First-time claims for U.S. unemployment benefits fell by more than expected in the week ended May 8th, according to a report released by the Labor Department on Thursday.
The report said initial jobless claims dipped to 473,000, a decrease of 34,000 from the previous week’s revised level of 507,000.
Economists had expected jobless claims to edge down to 490,000 from the 498,000 originally reported for the previous week.
With the bigger than expected decrease, jobless claims once again fell to their lowest level since hitting 256,000 in the week ended March 14, 2020.
The Labor Department said the less volatile four-week moving average also slid to a more than one-year low of 534,000, a decrease of 28,250 from the previous week’s revised average of 562,250.
Continuing claims, a reading on the number of people receiving ongoing unemployment assistance, also dropped by 45,000 to 3.655 million in the week ended May 1st.
The four-week moving average fell to 3,665,000, a decrease of 13,250 from the previous week’s revised average of 3,678,250.
Last Friday, the Labor Department released a separate report showing employment in the U.S. increased by far less than expected in the month of April.

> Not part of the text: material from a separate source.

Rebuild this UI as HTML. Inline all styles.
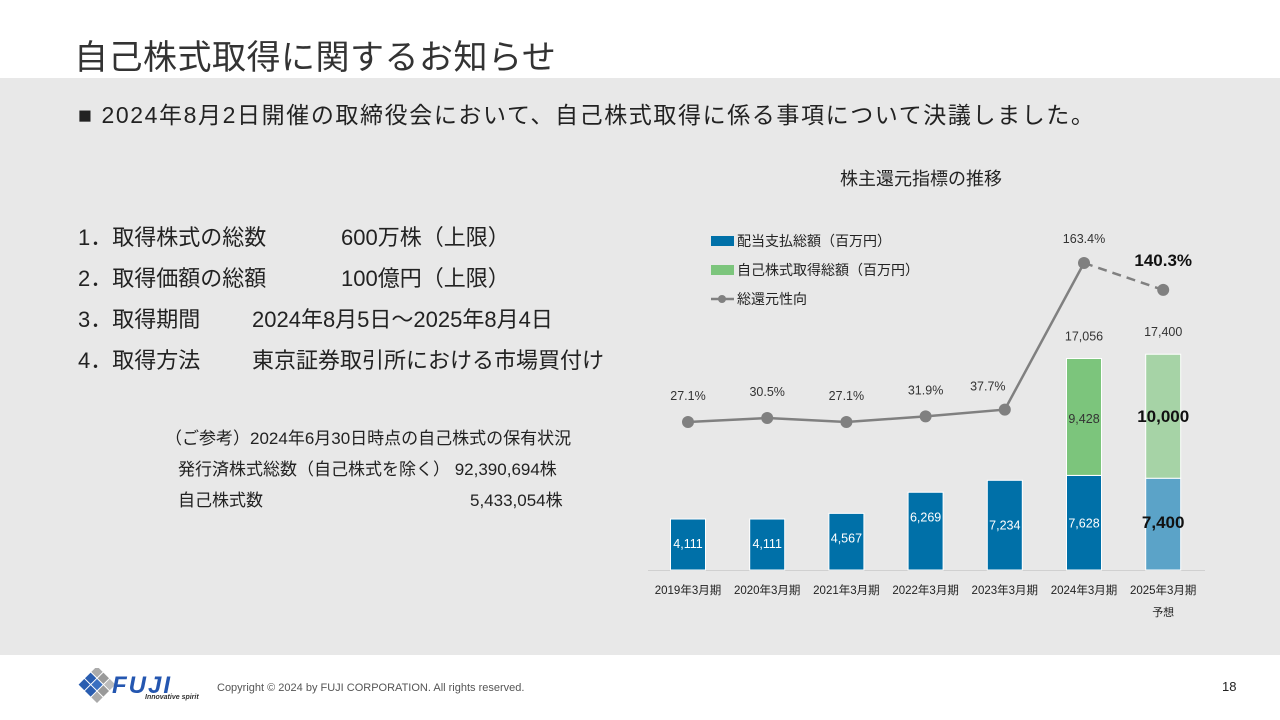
<!DOCTYPE html>
<html><head><meta charset="utf-8">
<style>
body{margin:0;width:1280px;height:720px;position:relative;background:#fff;font-family:"Liberation Sans","Noto Sans CJK JP",sans-serif;overflow:hidden;color:#222}
.abs{position:absolute;white-space:nowrap}
</style></head><body>
<div class="abs" style="left:74px;top:30px;font-size:34px;color:#333;letter-spacing:0.5px">自己株式取得に関するお知らせ</div>
<div class="abs" style="left:0;top:78px;width:1280px;height:577px;background:#e8e8e8"></div>
<div class="abs" style="left:78px;top:96px;font-size:23px;color:#222;letter-spacing:1.6px">■ 2024年8月2日開催の取締役会において、自己株式取得に係る事項について決議しました。</div>
<div class="abs" style="left:78px;top:220px;font-size:22px">1．取得株式の総数</div>
<div class="abs" style="left:341px;top:220px;font-size:22px">600万株（上限）</div>
<div class="abs" style="left:78px;top:261px;font-size:22px">2．取得価額の総額</div>
<div class="abs" style="left:341px;top:261px;font-size:22px">100億円（上限）</div>
<div class="abs" style="left:78px;top:302px;font-size:22px">3．取得期間</div>
<div class="abs" style="left:252px;top:302px;font-size:22px">2024年8月5日～2025年8月4日</div>
<div class="abs" style="left:78px;top:343px;font-size:22px">4．取得方法</div>
<div class="abs" style="left:252px;top:343px;font-size:22px">東京証券取引所における市場買付け</div>
<div class="abs" style="left:165px;top:424px;font-size:17px">（ご参考）2024年6月30日時点の自己株式の保有状況</div>
<div class="abs" style="left:178px;top:455px;font-size:17px">発行済株式総数（自己株式を除く） 92,390,694株</div>
<div class="abs" style="left:178px;top:486px;font-size:17px">自己株式数</div>
<div class="abs" style="left:470px;top:486px;font-size:17px">5,433,054株</div>
<div class="abs" style="left:840px;top:165px;font-size:18px">株主還元指標の推移</div>
<svg id="chart" class="abs" style="left:0;top:0" width="1280" height="720"></svg>
<svg class="abs" style="left:72px;top:668px" width="50" height="36">
<g transform="rotate(45 25 18)"><rect x="11" y="4" width="8" height="8" fill="#aaa"/><rect x="20" y="4" width="8" height="8" fill="#999"/><rect x="29" y="4" width="8" height="8" fill="#bbb"/><rect x="11" y="13" width="8" height="8" fill="#2a5db0"/><rect x="20" y="13" width="8" height="8" fill="#3a6fc0"/><rect x="29" y="13" width="8" height="8" fill="#999"/><rect x="11" y="22" width="8" height="8" fill="#2a5db0"/><rect x="20" y="22" width="8" height="8" fill="#2a5db0"/><rect x="29" y="22" width="8" height="8" fill="#aaa"/></g></svg>
<div class="abs" style="left:112px;top:672px;font-size:24px;font-weight:bold;font-style:italic;color:#2456b0;letter-spacing:2px">FUJI</div>
<div class="abs" style="left:145px;top:694px;font-size:7px;font-style:italic;font-weight:bold;color:#333">Innovative spirit</div>
<div class="abs" style="left:217px;top:682px;font-size:11px;color:#555">Copyright © 2024 by FUJI CORPORATION. All rights reserved.</div>
<div class="abs" style="left:1222px;top:679px;font-size:13px;color:#222">18</div>
<script>
const categories=["2019年3月期","2020年3月期","2021年3月期","2022年3月期","2023年3月期","2024年3月期","2025年3月期"];
const dividends=[4111,4111,4567,6269,7234,7628,7400];
const buybacks=[0,0,0,0,0,9428,10000];
const totals=[null,null,null,null,null,"17,056","17,400"];
const payoutRatio=[27.1,30.5,27.1,31.9,37.7,163.4,140.3];
const NS="http://www.w3.org/2000/svg";
const svg=document.getElementById('chart');
const x=i=>688+i*79.2;
const yBar=v=>570-v*0.0124;
const yLine=p=>453.6-p*1.1666;
function el(tag,a,parent){const e=document.createElementNS(NS,tag);for(const k in a)e.setAttribute(k,a[k]);(parent||svg).appendChild(e);return e;}
function txt(s,a){const t=el('text',Object.assign({'font-family':'"Liberation Sans","Noto Sans CJK JP",sans-serif','text-anchor':'middle'},a));t.textContent=s;return t;}
const ax=el('line',{x1:648,x2:1205,y1:570.5,y2:570.5,stroke:'#d0d0d0'});


const fc=i=>i===6;
categories.forEach((c,i)=>{
  const d=dividends[i],b=buybacks[i];
  const r=el('rect',{x:x(i)-17.5,y:yBar(d),width:35,height:570-yBar(d),fill:fc(i)?'#5ba3c8':'#0070a8',stroke:'#fff','stroke-width':1});
  
  
  let ly=yBar(d)+29;
  if(i===4)ly=yBar(d)+49;
  if(i===5)ly=yBar(d)+52;
  if(fc(i))ly=yBar(d)+50;
  const dl=txt(d.toLocaleString('en-US'),{x:x(i),y:ly,'font-size':fc(i)?17:12.5,fill:fc(i)?'#111':'#fff','font-weight':fc(i)?'bold':'normal'});
  
  
  if(b>0){
    const top=yBar(d+b);
    const r2=el('rect',{x:x(i)-17.5,y:top,width:35,height:yBar(d)-top,fill:fc(i)?'#a6d3a6':'#7cc57c',stroke:'#fff','stroke-width':1});
    
    
    const bl=txt(b.toLocaleString('en-US'),{x:x(i),y:(top+yBar(d))/2+6,'font-size':fc(i)?17:12.5,fill:fc(i)?'#111':'#333','font-weight':fc(i)?'bold':'normal'});
    
    
    const tl=txt(totals[i],{x:x(i),y:top-18,'font-size':12.5,fill:'#333'});
    
    
  }
  const cl=txt(c,{x:x(i),y:594,'font-size':11.5,fill:'#222'});
  
  
});
const fl=txt('予想',{x:x(6),y:616,'font-size':11,fill:'#222'});


let pts=payoutRatio.slice(0,6).map((p,i)=>x(i)+','+yLine(p)).join(' ');
const pl=el('polyline',{points:pts,fill:'none',stroke:'#808080','stroke-width':2.5});


const dash=el('line',{x1:x(5),y1:yLine(payoutRatio[5]),x2:x(6),y2:yLine(payoutRatio[6]),stroke:'#808080','stroke-width':2.5,'stroke-dasharray':'9 6'});


payoutRatio.forEach((p,i)=>{
  const c=el('circle',{cx:x(i),cy:yLine(p),r:6,fill:'#808080'});
  
  
  let ty=yLine(p)-22;
  if(i===4)ty=yLine(p)-19;
  if(i===5)ty=yLine(p)-20;
  if(i===6)ty=yLine(p)-24;
  const t=txt(p.toFixed(1)+'%',{x:x(i)-(i===4?17:0),y:ty,'font-size':i===6?17:12.5,fill:i===6?'#111':'#333','font-weight':i===6?'bold':'normal'});
  
  
});
const lg=[['#0070a8','配当支払総額（百万円）',241],['#7cc57c','自己株式取得総額（百万円）',270]];
lg.forEach((l,k)=>{
  const r=el('rect',{x:711,y:l[2]-5,width:23,height:10,fill:l[0]});
  
  
  const t=txt(l[1],{x:737,y:l[2]+5,'font-size':14,'text-anchor':'start',fill:'#222'});
  
  
});
const ll=el('line',{x1:711,x2:734,y1:299,y2:299,stroke:'#808080','stroke-width':2.5});


const lc=el('circle',{cx:722,cy:299,r:4,fill:'#808080'});


const lt=txt('総還元性向',{x:737,y:304,'font-size':14,'text-anchor':'start',fill:'#222'});


</script>
</body></html>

The report said non-farm payroll employment rose by 266,000 jobs in April after surging by a downwardly revised 770,000 jobs in March.

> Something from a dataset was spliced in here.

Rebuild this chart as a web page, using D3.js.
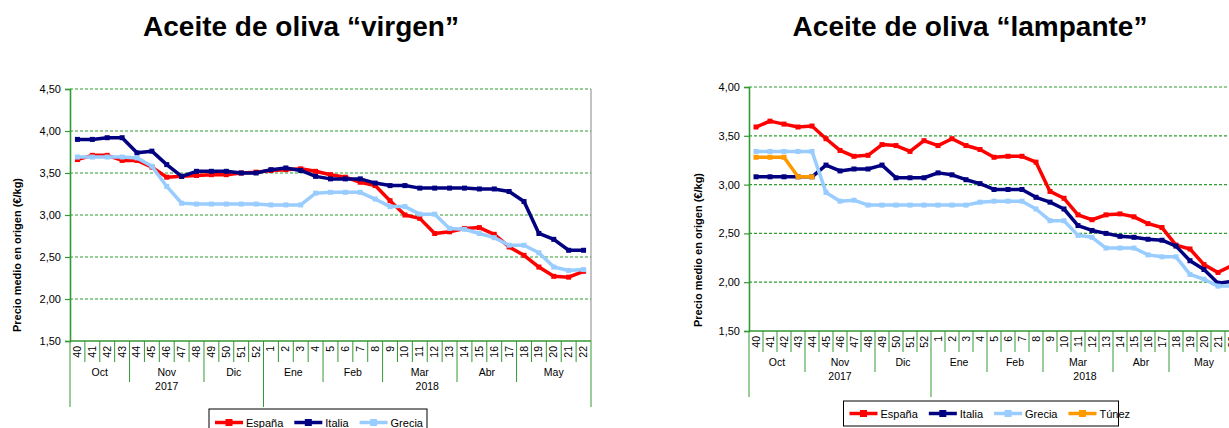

Economists had expected employment to spike by 978,000 jobs compared to the jump of 916,000 jobs originally reported for the previous month.
The Labor Department said notable job gains in leisure and hospitality, other services, and local government education were partly offset by employment declines in temporary help services and couriers and messengers.
The report also showed the unemployment rate inched up to 6.1 percent in April from 6.0 percent in March. Economists had expected the unemployment rate to drop to 5.8 percent.